Compression = 1 - (compressed_size / original_size)

A 94.9% compression means the output is 5.1% of the original size.

Production Telemetry

  • Collected via anonymous beacon (no prompts, no content, no PII)
  • Image-inflated instances excluded (base64 counted as text tokens — fixed in v0.5.18)
  • Multi-worker beacon spam excluded (per-instance MAX, not SUM)
  • Opt-in: HEADROOM_TELEMETRY=on (telemetry is off by default)

Reproducing Results

# Clone the repo
git clone https://github.com/chopratejas/headroom.git
cd headroom

# Install with eval dependencies
pip install -e ".[evals,html]"

# Run all benchmarks
pytest tests/test_evals/ -v -s

# Run compression benchmark
python -c "from headroom import compress; print(compress([{'role':'user','content':'test'}]))"

# Run local proxy mode benchmark (no API calls)
python benchmarks/proxy_mode_benchmark.py --turns 12 --show-real-harness

# Replay local Claude Code transcripts (no API calls)
python benchmarks/claude_session_mode_benchmark.py --workers 1

# Compare two refs on the same local Claude transcript corpus
python benchmarks/claude_session_branch_compare.py --left-ref upstream/main --right-ref HEAD --recent-turns-per-session 200 --workers 1

This benchmark compares token vs cache proxy modes on the same synthetic conversation:

  • token should show higher compression.
  • cache should preserve prior-turn stability and can win in long sessions with strong prefix-cache reuse.
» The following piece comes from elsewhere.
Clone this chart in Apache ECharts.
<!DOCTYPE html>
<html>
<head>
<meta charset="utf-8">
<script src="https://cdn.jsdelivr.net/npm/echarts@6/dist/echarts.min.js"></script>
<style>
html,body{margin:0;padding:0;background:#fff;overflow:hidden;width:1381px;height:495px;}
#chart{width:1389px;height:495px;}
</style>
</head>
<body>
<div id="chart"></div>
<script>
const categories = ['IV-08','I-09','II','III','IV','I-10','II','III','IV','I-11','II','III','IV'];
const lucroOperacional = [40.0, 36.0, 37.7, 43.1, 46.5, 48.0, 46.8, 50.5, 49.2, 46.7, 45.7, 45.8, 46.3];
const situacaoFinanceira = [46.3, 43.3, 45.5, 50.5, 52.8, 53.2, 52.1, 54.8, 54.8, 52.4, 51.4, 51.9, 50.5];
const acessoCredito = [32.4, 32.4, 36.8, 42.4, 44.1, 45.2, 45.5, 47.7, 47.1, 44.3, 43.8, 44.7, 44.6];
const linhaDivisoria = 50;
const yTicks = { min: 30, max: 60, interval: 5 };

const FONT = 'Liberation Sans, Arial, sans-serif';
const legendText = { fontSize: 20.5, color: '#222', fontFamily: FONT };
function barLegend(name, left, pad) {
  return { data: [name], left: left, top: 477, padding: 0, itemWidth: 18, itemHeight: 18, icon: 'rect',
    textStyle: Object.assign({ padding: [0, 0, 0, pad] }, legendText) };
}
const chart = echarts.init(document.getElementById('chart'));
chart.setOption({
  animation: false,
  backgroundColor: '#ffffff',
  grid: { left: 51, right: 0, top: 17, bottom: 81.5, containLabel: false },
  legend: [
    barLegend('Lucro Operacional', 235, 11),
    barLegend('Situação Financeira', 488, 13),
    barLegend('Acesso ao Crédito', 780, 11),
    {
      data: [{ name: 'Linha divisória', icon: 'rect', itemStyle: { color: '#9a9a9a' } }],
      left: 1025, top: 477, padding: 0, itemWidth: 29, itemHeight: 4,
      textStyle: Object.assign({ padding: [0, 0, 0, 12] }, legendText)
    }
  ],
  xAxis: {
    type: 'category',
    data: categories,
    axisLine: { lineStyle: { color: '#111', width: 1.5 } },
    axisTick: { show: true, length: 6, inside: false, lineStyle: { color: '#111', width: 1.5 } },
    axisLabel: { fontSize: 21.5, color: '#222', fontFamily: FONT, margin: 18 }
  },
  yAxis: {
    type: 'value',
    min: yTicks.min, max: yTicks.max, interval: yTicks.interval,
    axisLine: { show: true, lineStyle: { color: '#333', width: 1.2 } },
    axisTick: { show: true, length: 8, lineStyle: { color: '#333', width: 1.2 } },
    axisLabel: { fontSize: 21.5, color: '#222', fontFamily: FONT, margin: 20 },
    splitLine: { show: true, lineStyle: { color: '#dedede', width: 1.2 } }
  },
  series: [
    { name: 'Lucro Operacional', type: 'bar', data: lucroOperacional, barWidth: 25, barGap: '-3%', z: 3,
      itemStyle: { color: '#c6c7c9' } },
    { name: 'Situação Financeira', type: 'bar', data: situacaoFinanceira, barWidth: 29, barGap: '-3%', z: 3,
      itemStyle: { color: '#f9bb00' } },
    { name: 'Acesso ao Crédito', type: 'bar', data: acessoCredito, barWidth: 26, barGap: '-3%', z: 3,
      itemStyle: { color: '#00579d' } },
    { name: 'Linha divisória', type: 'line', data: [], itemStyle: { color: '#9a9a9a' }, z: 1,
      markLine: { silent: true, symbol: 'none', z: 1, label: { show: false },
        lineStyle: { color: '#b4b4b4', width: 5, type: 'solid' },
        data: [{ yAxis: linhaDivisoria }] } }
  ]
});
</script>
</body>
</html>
--show-real-harness prints optional steps for running the same comparison with Claude Code, but does not call APIs by default.
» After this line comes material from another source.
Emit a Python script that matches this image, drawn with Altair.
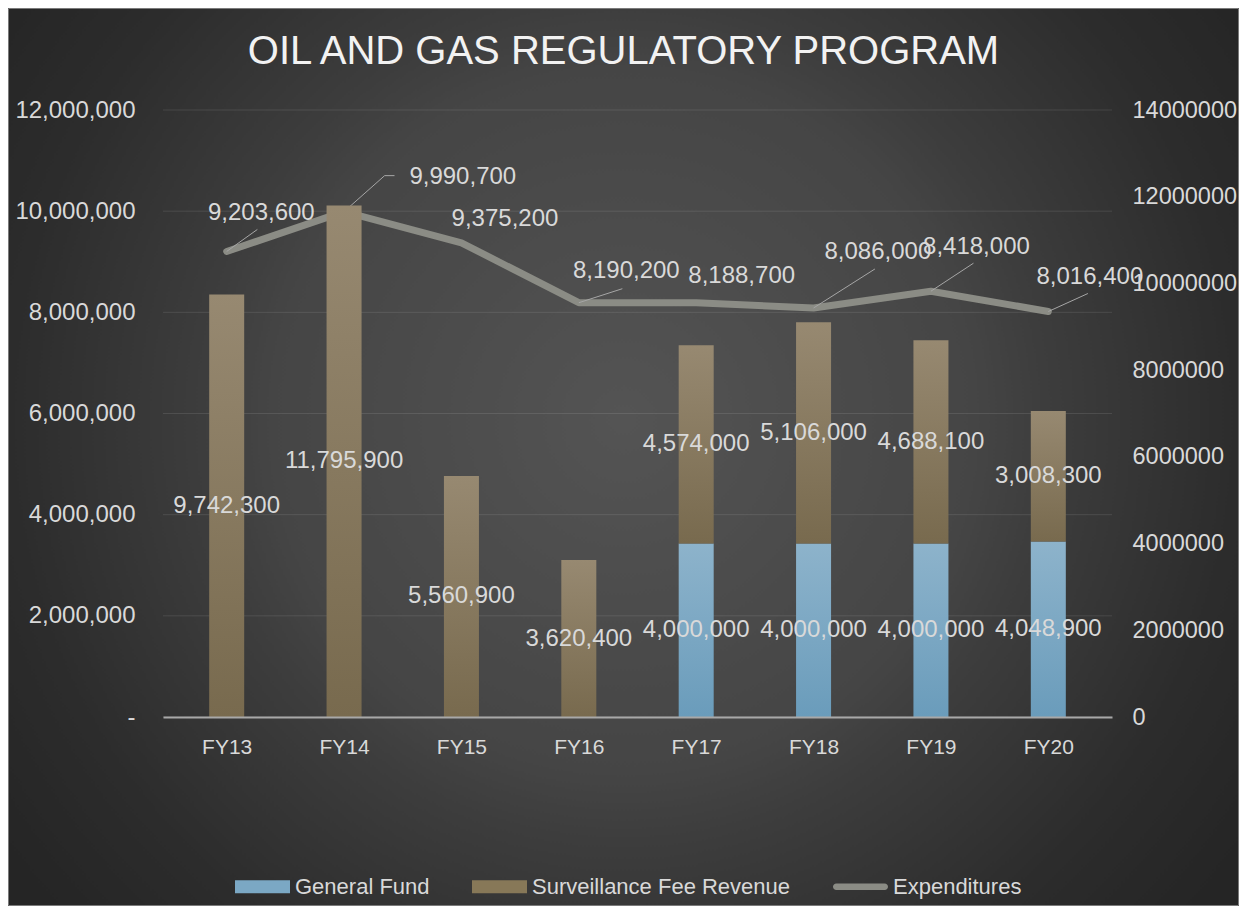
import altair as alt
import pandas as pd

# ---------------- data ----------------
years = ["FY13", "FY14", "FY15", "FY16", "FY17", "FY18", "FY19", "FY20"]
general_fund = [0, 0, 0, 0, 4000000, 4000000, 4000000, 4048900]
surveillance = [9742300, 11795900, 5560900, 3620400, 4574000, 5106000, 4688100, 3008300]
expenditures = [9203600, 9990700, 9375200, 8190200, 8188700, 8086000, 8418000, 8016400]
series_names = ["General Fund", "Surveillance Fee Revenue", "Expenditures"]
left_ticks = [0, 2000000, 4000000, 6000000, 8000000, 10000000, 12000000]
right_ticks = [0, 2000000, 4000000, 6000000, 8000000, 10000000, 12000000, 14000000]

# ---------------- layout / style ----------------
W, H = 949, 607
PAD = {"left": 155, "top": 102, "right": 127, "bottom": 189}
LEFT_MAX = 12000000
RIGHT_MAX = 14000000
N = len(years)
PX_X = W / N            # pixels per category step
PX_Y = H / LEFT_MAX     # pixels per unit on the left axis

FONT = "Liberation Sans"
TXT = "#d9d9d9"

# expenditure label offsets (pixels from point) and leader-line vertices
exp_label_dx = [35, 120, 44, 48, 46, 65, 46, 42]
exp_label_dy = [-39, -35, -24, -32, -27, -56, -45, -35]
exp_leaders = [[(31, -22)], [(41, -36), (51, -36)], [], [(44, -14)], [],
               [(62, -39)], [(43, -28)], [(40, -18)]]

df = pd.DataFrame({
    "idx": list(range(N)),
    "year": years,
    "gf": general_fund,
    "sfr": surveillance,
    "exp": expenditures,
    "ldx": exp_label_dx,
    "ldy": exp_label_dy,
})

leader_rows = []
for i, pts in enumerate(exp_leaders):
    if not pts:
        continue
    leader_rows.append({"year": years[i], "k": 0, "lx": i, "ly": expenditures[i]})
    for k, (px, py) in enumerate(pts, start=1):
        leader_rows.append({"year": years[i], "k": k,
                            "lx": i + px / PX_X, "ly": expenditures[i] - py / PX_Y})
leader_df = pd.DataFrame(leader_rows)

# ---------------- scales / axes ----------------
x_scale = alt.Scale(domain=[-0.5, N - 0.5], nice=False, zero=False)
x_label_expr = "[" + ",".join("'%s'" % y for y in years) + "][datum.value]"
x_axis = alt.Axis(values=list(range(N)), labelExpr=x_label_expr, title=None, grid=False,
                  ticks=False, domain=True, domainColor="#a8a8a8", domainWidth=2,
                  labelFont=FONT, labelFontSize=21, labelColor=TXT, labelPadding=19,
                  labelOverlap=False, labelFlush=False, zindex=1)

left_scale = alt.Scale(domain=[0, LEFT_MAX], nice=False, zero=True)
left_axis = alt.Axis(orient="left", values=left_ticks,
                     labelExpr="datum.value == 0 ? '-' : format(datum.value, ',')",
                     title=None, grid=False, ticks=False, domain=False,
                     labelFont=FONT, labelFontSize=24, labelColor=TXT, labelPadding=28,
                     labelOverlap=False, labelFlush=False, zindex=1)

right_scale = alt.Scale(domain=[0, RIGHT_MAX], nice=False, zero=True)
right_axis = alt.Axis(orient="right", values=right_ticks, format="d",
                      title=None, grid=False, ticks=False, domain=False,
                      labelFont=FONT, labelFontSize=23.5, labelColor=TXT, labelPadding=20,
                      labelOverlap=False, labelFlush=False, zindex=1)

x_enc = alt.X("idx:Q", scale=x_scale, axis=x_axis, title=None)

# ---------------- background ----------------
bg_grad = alt.RadialGradient(
    gradient="radial",
    stops=[alt.GradientStop(offset=0, color="#545454"),
           alt.GradientStop(offset=0.47, color="#454545"),
           alt.GradientStop(offset=0.56, color="#3d3d3d"),
           alt.GradientStop(offset=0.82, color="#2c2c2c"),
           alt.GradientStop(offset=1, color="#252525")],
    x1=0.5, y1=0.47, r1=0, x2=0.5, y2=0.47, r2=0.61)

bg = alt.Chart(pd.DataFrame({"v": [0]})).mark_rect(
    fill=bg_grad, stroke="#7a7a7a", strokeWidth=1
).encode(
    x=alt.value(-PAD["left"] + 0.5), x2=alt.value(W + PAD["right"] - 0.5),
    y=alt.value(-PAD["top"] + 0.5), y2=alt.value(H + PAD["bottom"] - 0.5),
)

# ---------------- left-axis group (expenditures) ----------------
grid = alt.Chart(pd.DataFrame({"gv": left_ticks})).mark_rule(
    stroke="#ffffff", strokeOpacity=0.1, strokeWidth=1
).encode(
    y=alt.Y("gv:Q", scale=left_scale, axis=left_axis, title=None),
    x=alt.value(0), x2=alt.value(W),
)

line = alt.Chart(df).mark_line(
    color="#8b8c85", strokeWidth=7, strokeCap="round", strokeJoin="round"
).encode(
    x=x_enc,
    y=alt.Y("exp:Q", scale=left_scale, axis=left_axis, title=None),
)

leaders = alt.Chart(leader_df).mark_line(stroke="#a6a6a6", strokeWidth=1).encode(
    x=alt.X("lx:Q", scale=x_scale, axis=x_axis, title=None),
    y=alt.Y("ly:Q", scale=left_scale, axis=left_axis, title=None),
    detail="year:N",
    order="k:O",
)

exp_text = alt.Chart(df).transform_calculate(
    tx="datum.idx + datum.ldx / %f" % PX_X,
    ty="datum.exp - datum.ldy / %f" % PX_Y,
).mark_text(font=FONT, fontSize=24, color=TXT, align="center", baseline="middle").encode(
    x=alt.X("tx:Q", scale=x_scale, axis=x_axis, title=None),
    y=alt.Y("ty:Q", scale=left_scale, axis=left_axis, title=None),
    text=alt.Text("exp:Q", format=","),
)

left_group = alt.layer(grid, line, leaders, exp_text)

# ---------------- right-axis group (stacked revenue bars) ----------------
blue_grad = alt.LinearGradient(
    gradient="linear",
    stops=[alt.GradientStop(offset=0, color="#8db3cb"),
           alt.GradientStop(offset=1, color="#6a9cbb")],
    x1=0, y1=0, x2=0, y2=1)
brown_grad = alt.LinearGradient(
    gradient="linear",
    stops=[alt.GradientStop(offset=0, color="#978971"),
           alt.GradientStop(offset=1, color="#786a4e")],
    x1=0, y1=0, x2=0, y2=1)

gf_bar = alt.Chart(df).transform_filter("datum.gf > 0").mark_bar(size=35, fill=blue_grad).encode(
    x=x_enc,
    y=alt.Y("gf:Q", scale=right_scale, axis=right_axis, title=None),
)

sfr_bar = alt.Chart(df).transform_calculate(total="datum.gf + datum.sfr").mark_bar(
    size=35, fill=brown_grad
).encode(
    x=x_enc,
    y=alt.Y("total:Q", scale=right_scale, axis=right_axis, title=None),
    y2="gf:Q",
)

gf_text = alt.Chart(df).transform_filter("datum.gf > 0").transform_calculate(
    mid="datum.gf / 2"
).mark_text(font=FONT, fontSize=24, color=TXT, align="center", baseline="middle").encode(
    x=x_enc,
    y=alt.Y("mid:Q", scale=right_scale, axis=right_axis, title=None),
    text=alt.Text("gf:Q", format=","),
)

sfr_text = alt.Chart(df).transform_calculate(
    mid="datum.gf + datum.sfr / 2"
).mark_text(font=FONT, fontSize=24, color=TXT, align="center", baseline="middle").encode(
    x=x_enc,
    y=alt.Y("mid:Q", scale=right_scale, axis=right_axis, title=None),
    text=alt.Text("sfr:Q", format=","),
)

right_group = alt.layer(gf_bar, sfr_bar, gf_text, sfr_text)

# ---------------- legend ----------------
rect_sym = "M-1,-0.24H1V0.24H-1Z"
line_sym = "M-0.88,-0.12H0.88A0.12,0.12 0 0 1 0.88,0.12H-0.88A0.12,0.12 0 0 1 -0.88,-0.12Z"
leg = alt.Legend(orient="none", legendX=72, legendY=749, direction="horizontal", title=None,
                 symbolSize=3025, symbolStrokeWidth=0, symbolOpacity=1,
                 labelFont=FONT, labelFontSize=22, labelColor=TXT, labelOffset=5,
                 columnPadding=42, padding=0, labelLimit=0, zindex=1)

legend_layer = alt.Chart(pd.DataFrame({"series": series_names})).transform_filter(
    "false"
).mark_point(filled=True, opacity=1).encode(
    color=alt.Color("series:N", legend=leg,
                    scale=alt.Scale(domain=series_names,
                                    range=["#7ba8c4", "#877858", "#8b8c85"])),
    shape=alt.Shape("series:N", legend=leg,
                    scale=alt.Scale(domain=series_names,
                                    range=[rect_sym, rect_sym, line_sym])),
)

chart = alt.layer(bg, left_group, right_group, legend_layer).resolve_scale(
    y="independent"
).properties(
    width=W, height=H,
    padding=PAD,
    autosize=alt.AutoSizeParams(type="none"),
    background="#262626",
    title=alt.TitleParams(
        text="OIL AND GAS REGULATORY PROGRAM", font=FONT, fontSize=40,
        fontWeight="normal", color="#f2f2f2", anchor="middle", frame="group",
        baseline="alphabetic", offset=-96, dx=-14, zindex=1),
).configure_view(stroke=None)

chart.save("out.html", embed_options={"renderer": "svg", "actions": False})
claude_session_branch_compare.py runs the real local session replay benchmark twice, once per git ref, in isolated worktrees. It writes:

  • per-ref replay outputs under benchmark_results/branch_compare/<label>/
  • a combined comparison report under benchmark_results/branch_compare/

Use it when you want a clean PR-vs-main comparison on the same transcript slice.
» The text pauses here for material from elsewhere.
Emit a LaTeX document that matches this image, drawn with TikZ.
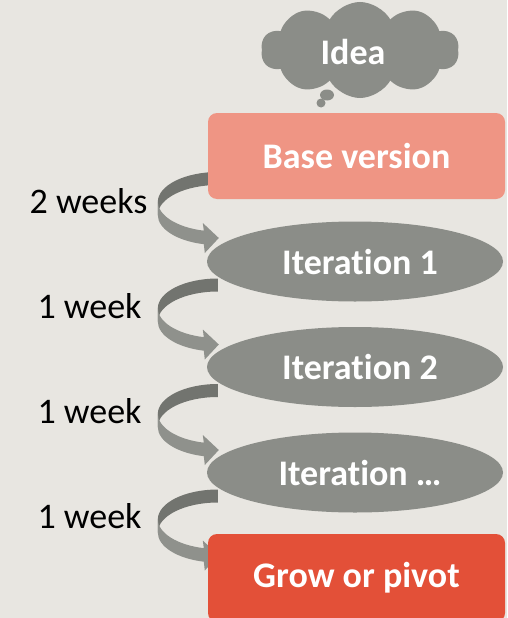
\documentclass[tikz,border=0pt]{standalone}
\usepackage{fontspec}
\setmainfont[Ligatures=NoCommon]{Carlito}
\usetikzlibrary{shapes,positioning}
\pgfdeclarelayer{background}
\pgfsetlayers{background,main}
\definecolor{paper}{HTML}{E8E6E1}
\definecolor{stone}{HTML}{8B8D88}
\definecolor{stonedark}{HTML}{72746F}
\definecolor{stonelight}{HTML}{8F918C}
\definecolor{salmon}{HTML}{EF9584}
\definecolor{brick}{HTML}{E35038}

\begin{document}
\begin{tikzpicture}[x=1pt,y=-1pt,
						every node/.style={on grid, font=\fontsize{36}{43}\selectfont},
						stage/.style={fill=stone, text=white, font=\fontsize{36}{43}\selectfont\bfseries, inner sep=0pt},
						box/.style={stage, rectangle, rounded corners=9pt, minimum width=297pt, minimum height=86pt},
						round/.style={stage, ellipse, minimum width=296pt, minimum height=80pt},
						weeks/.style={text=black, inner sep=0pt},
						node distance=105.5pt,
						bend/.pic={
							\fill[stonedark] (0,0) arc[start angle=270, end angle=180, x radius=60, y radius=30]
								-- ++(0,13) arc[start angle=180, end angle=270, x radius=60, y radius=30] -- cycle;
							\fill[stonelight] (-60,29.5) arc[start angle=180, end angle=103.5, x radius=60, y radius=30]
								-- (-15,51) -- (1,66) -- (-13,81) -- (-14,72.2)
								arc[start angle=103.5, end angle=180, x radius=60, y radius=30] -- cycle;
						}]
					\clip (0,0) rectangle (507,618);
					\node[stage, cloud, cloud puffs=10, cloud puff arc=120, cloud ignores aspect,
						minimum width=198pt, minimum height=96pt] (idea) at (360,50) {};
					\node[stage, fill=none] at (353,52) {Idea};
					\fill[stone] (327,95) ellipse[x radius=7, y radius=5.5];
					\fill[stone] (321,103) circle[radius=4.5];

					\node[box, fill=salmon] (base) at (356.5,156) {Base version};
					\node[round, below= of base, xshift=-1.5pt] (it1) {\hspace{10pt}Iteration 1};
					\node[round, below= of it1] (it2) {\hspace{10pt}Iteration 2};
					\node[round, below= of it2] (it3) {\hspace{10pt}Iteration …};
					\node[box, fill=brick, minimum height=88pt, below= of it3, xshift=1.5pt] (grow) {Grow or pivot};

					\node[weeks] (w1) at (88.5,201) {2 weeks};
					\node[weeks] (w2) at (89.5,306) {1 week};
					\node[weeks] (w3) at (89.5,411) {1 week};
					\node[weeks] (w4) at (89.5,516) {1 week};

					\begin{pgfonlayer}{background}
						\fill[paper] (0,0) rectangle (507,618);
						\pic at ([shift={(10,16)}]base.west) {bend};
						\pic at ([shift={(11,17)}]it1.west) {bend};
						\pic at ([shift={(11,17)}]it2.west) {bend};
						\pic at ([shift={(11,17)}]it3.west) {bend};
					\end{pgfonlayer}
				\end{tikzpicture}
\end{document}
For a deterministic cache-busting proof case, run:

python benchmarks/synthetic_token_cache_bust_report.py

That synthetic replay forces token mode to retroactively rewrite a prior tool result on the second turn while cache mode remains stable. Use it to verify the simulator can distinguish:

  • token: history rewrite + cache bust
  • cache: no rewrite + no bust

For a reproducible local report bundle that combines:

  • full real-session replay summaries
  • local-only processed real input/output excerpts
  • synthetic token-bust proof
  • synthetic long-form stress tests

run:

python benchmarks/cache_validation_bundle.py --workers 1 --output-dir benchmark_results/cache_validation_bundle_full

Notes:

  • By default the bundle is redaction-safe for sharing:
  • real processed reports redact transcript-derived content excerpts
  • manifest paths are redacted
  • To include local processed content excerpts for private review on your own machine:
python benchmarks/cache_validation_bundle.py --workers 1 --include-content
  • The bundle writes:
  • index.html / index.md: top-level summary and links
  • bundle_manifest.json: runtime metadata + corpus fingerprint
  • real/: full real-session replay reports
  • real_processed/: processed before/after excerpts from real transcripts
  • synthetic_token_bust/: minimal explicit cache-bust proof
  • synthetic_long_suite/: long deterministic rewrite/TTL scenarios
  • Checkpoints are scoped under the bundle output directory and fingerprinted by the selected corpus so stale runs do not contaminate new results.

The Claude session benchmark replays local transcript data from ~/.claude/projects through baseline, token, and cache modes. It estimates raw tokens, cache read/write tokens, paid input/output costs, and prompt-window winners under two assumptions:

  • cached tokens count against the model window
  • cache reads do not count against the model window

Notes:

  • It writes local output to benchmark_results/, which is gitignored.
  • It is intentionally conservative on memory. Run with --workers 1 for the most stable full-corpus replay. Higher worker counts increase memory use.
  • It uses transcript-visible messages only. Hidden Claude Code system/tool schemas are not available in the local .jsonl files, so the numbers are comparative estimates rather than exact provider billing replicas.